Teachers’ training session. Photo by Devendra Adhikari.
Kids washing their hands after a field activity in the kindergarten. Photo by Devendra Adhikari.

The parents in the kindergarten were extremely pleased with the project outcomes. According to one of the parents, this project has not only provided a proper early childhood development opportunity for their children but has also provided them with an opportunity to learn more about basic hygiene and sanitation.

Amazingly creative and talented kids: learning through doing it themselves. Photo by Devendra Adhikari.

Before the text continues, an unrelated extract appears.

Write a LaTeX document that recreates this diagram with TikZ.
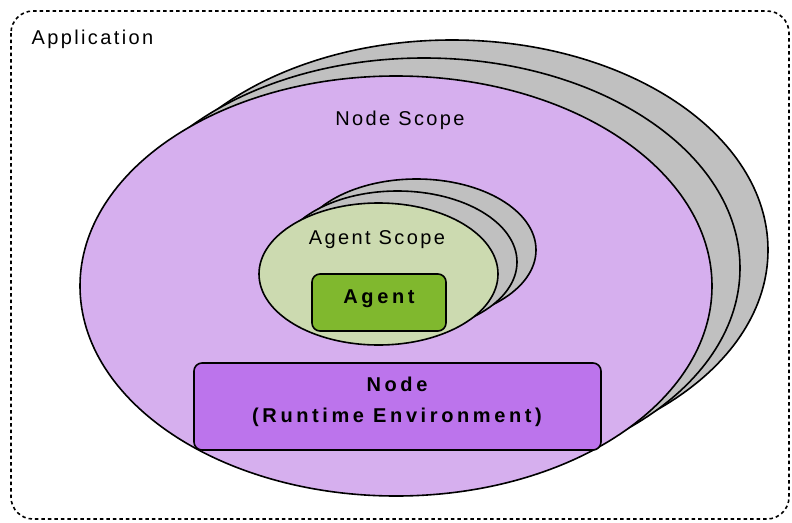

One of the key sights was Nurul Hidayatul Hikmah kindergarten in the sub-district of Bogor, where we had an opportunity to observe a parenting education session. The main purpose of the session was to teach the parents how to raise and nurture their children.

Parenting session. Photo by Devendra Adhikari.

While interacting with the mothers, one mother stated that: “Prior to these educational sessions, the parents of the village only had theoretical knowledge of parenting. Receiving lessons with the ‘learning by doing’ approach has been extremely helpful for all mothers and families involved. We have now learnt how to take care and stimulate our children during different growing up stages.”

She was truly grateful to UNICEF and the IKEA Foundation for providing them with such trainings. She hopes receiving such workshops and training in the future will ensure their children can have a full and healthy life that they rightfully deserve.

Sri Rahayu, a mother of two, expressing her feelings of the project outcomes. Photo by Devendra Adhikari.

Overall, the IWitness trip was a tremendously optimistic, eye-opening and educating experience. In addition, it was a rewarding feeling to be able to observe the impacts of the IKEA Foundation funding and excellent work carried out by UNICEF in bringing about positive changes in people’s lives in Indonesia.

The most important learning of the trip was to value small things such as toilets and washing facilities that we normally take for granted, as these simple facilities can be considered as a real luxury for a lot of the people in this world. Another key learning was to realise the importance of ECD projects in rural areas of Indonesia, necessary resources for them and the role we can play in contributing to their purpose. On that note, I concluded my IWitness trip with this thought: I am a proud employee of a company that contributes to and is part of communities that are in need. Therefore, the real goal of what we are doing is to have a positive impact on the people and planet.